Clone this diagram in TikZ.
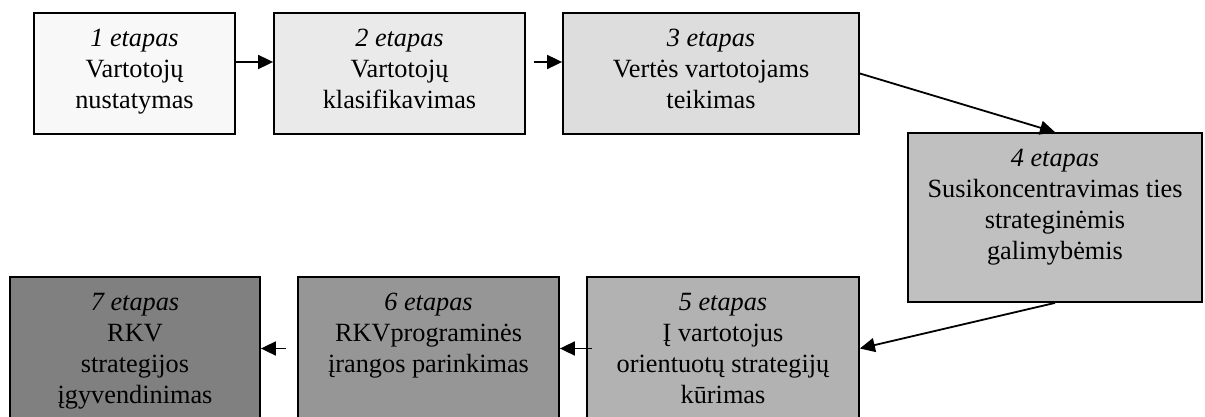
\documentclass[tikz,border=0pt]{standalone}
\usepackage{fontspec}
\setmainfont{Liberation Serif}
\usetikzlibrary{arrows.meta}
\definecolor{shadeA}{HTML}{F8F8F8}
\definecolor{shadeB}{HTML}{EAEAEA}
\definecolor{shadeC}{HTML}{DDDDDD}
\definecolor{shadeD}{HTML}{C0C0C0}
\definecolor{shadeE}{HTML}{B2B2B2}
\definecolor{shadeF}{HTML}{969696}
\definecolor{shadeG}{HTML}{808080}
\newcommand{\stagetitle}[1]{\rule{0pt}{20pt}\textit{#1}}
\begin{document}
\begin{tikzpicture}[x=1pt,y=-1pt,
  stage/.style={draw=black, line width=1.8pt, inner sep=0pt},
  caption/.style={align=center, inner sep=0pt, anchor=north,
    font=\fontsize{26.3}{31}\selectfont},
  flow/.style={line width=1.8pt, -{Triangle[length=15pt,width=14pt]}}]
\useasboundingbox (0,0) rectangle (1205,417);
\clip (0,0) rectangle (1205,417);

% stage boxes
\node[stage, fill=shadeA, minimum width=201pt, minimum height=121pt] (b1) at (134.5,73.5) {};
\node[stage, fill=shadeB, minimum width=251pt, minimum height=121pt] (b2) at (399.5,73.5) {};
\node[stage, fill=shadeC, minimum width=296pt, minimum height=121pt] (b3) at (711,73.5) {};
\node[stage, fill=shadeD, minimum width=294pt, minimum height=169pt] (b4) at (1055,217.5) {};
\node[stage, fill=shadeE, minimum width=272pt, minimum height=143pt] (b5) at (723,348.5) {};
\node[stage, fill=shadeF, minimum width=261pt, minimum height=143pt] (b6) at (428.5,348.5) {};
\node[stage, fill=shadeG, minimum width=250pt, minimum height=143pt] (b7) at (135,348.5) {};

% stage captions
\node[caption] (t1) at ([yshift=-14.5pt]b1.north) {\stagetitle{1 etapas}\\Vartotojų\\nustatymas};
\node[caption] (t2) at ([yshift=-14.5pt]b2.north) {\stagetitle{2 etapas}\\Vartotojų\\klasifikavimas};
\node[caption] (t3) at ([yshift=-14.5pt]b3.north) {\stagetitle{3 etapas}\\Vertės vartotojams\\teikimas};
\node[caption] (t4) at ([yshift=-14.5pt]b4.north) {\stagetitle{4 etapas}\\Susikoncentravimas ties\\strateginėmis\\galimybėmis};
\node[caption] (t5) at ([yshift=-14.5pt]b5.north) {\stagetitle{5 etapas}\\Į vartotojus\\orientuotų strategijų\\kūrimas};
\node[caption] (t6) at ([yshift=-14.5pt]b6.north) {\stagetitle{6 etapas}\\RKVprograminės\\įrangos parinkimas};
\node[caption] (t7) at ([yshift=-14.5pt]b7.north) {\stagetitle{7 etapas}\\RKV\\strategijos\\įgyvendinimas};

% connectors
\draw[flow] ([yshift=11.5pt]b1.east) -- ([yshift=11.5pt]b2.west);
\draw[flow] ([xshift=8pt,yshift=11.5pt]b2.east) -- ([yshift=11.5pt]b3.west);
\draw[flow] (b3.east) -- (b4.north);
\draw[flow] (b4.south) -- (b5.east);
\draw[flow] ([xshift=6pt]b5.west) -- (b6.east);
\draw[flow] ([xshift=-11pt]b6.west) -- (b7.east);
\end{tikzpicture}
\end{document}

——————

**WHAT YOU HAVE TO DO:** Write out again, exactly, the lines from the start of the listing up to the line containing "minimum width=250pt, minimum", with both ends and without pictures.

**FINAL RESULT:**
Clone this diagram in TikZ.
\documentclass[tikz,border=0pt]{standalone}
\usepackage{fontspec}
\setmainfont{Liberation Serif}
\usetikzlibrary{arrows.meta}
\definecolor{shadeA}{HTML}{F8F8F8}
\definecolor{shadeB}{HTML}{EAEAEA}
\definecolor{shadeC}{HTML}{DDDDDD}
\definecolor{shadeD}{HTML}{C0C0C0}
\definecolor{shadeE}{HTML}{B2B2B2}
\definecolor{shadeF}{HTML}{969696}
\definecolor{shadeG}{HTML}{808080}
\newcommand{\stagetitle}[1]{\rule{0pt}{20pt}\textit{#1}}
\begin{document}
\begin{tikzpicture}[x=1pt,y=-1pt,
  stage/.style={draw=black, line width=1.8pt, inner sep=0pt},
  caption/.style={align=center, inner sep=0pt, anchor=north,
    font=\fontsize{26.3}{31}\selectfont},
  flow/.style={line width=1.8pt, -{Triangle[length=15pt,width=14pt]}}]
\useasboundingbox (0,0) rectangle (1205,417);
\clip (0,0) rectangle (1205,417);

% stage boxes
\node[stage, fill=shadeA, minimum width=201pt, minimum height=121pt] (b1) at (134.5,73.5) {};
\node[stage, fill=shadeB, minimum width=251pt, minimum height=121pt] (b2) at (399.5,73.5) {};
\node[stage, fill=shadeC, minimum width=296pt, minimum height=121pt] (b3) at (711,73.5) {};
\node[stage, fill=shadeD, minimum width=294pt, minimum height=169pt] (b4) at (1055,217.5) {};
\node[stage, fill=shadeE, minimum width=272pt, minimum height=143pt] (b5) at (723,348.5) {};
\node[stage, fill=shadeF, minimum width=261pt, minimum height=143pt] (b6) at (428.5,348.5) {};
\node[stage, fill=shadeG, minimum width=250pt, minimum height=143pt] (b7) at (135,348.5) {};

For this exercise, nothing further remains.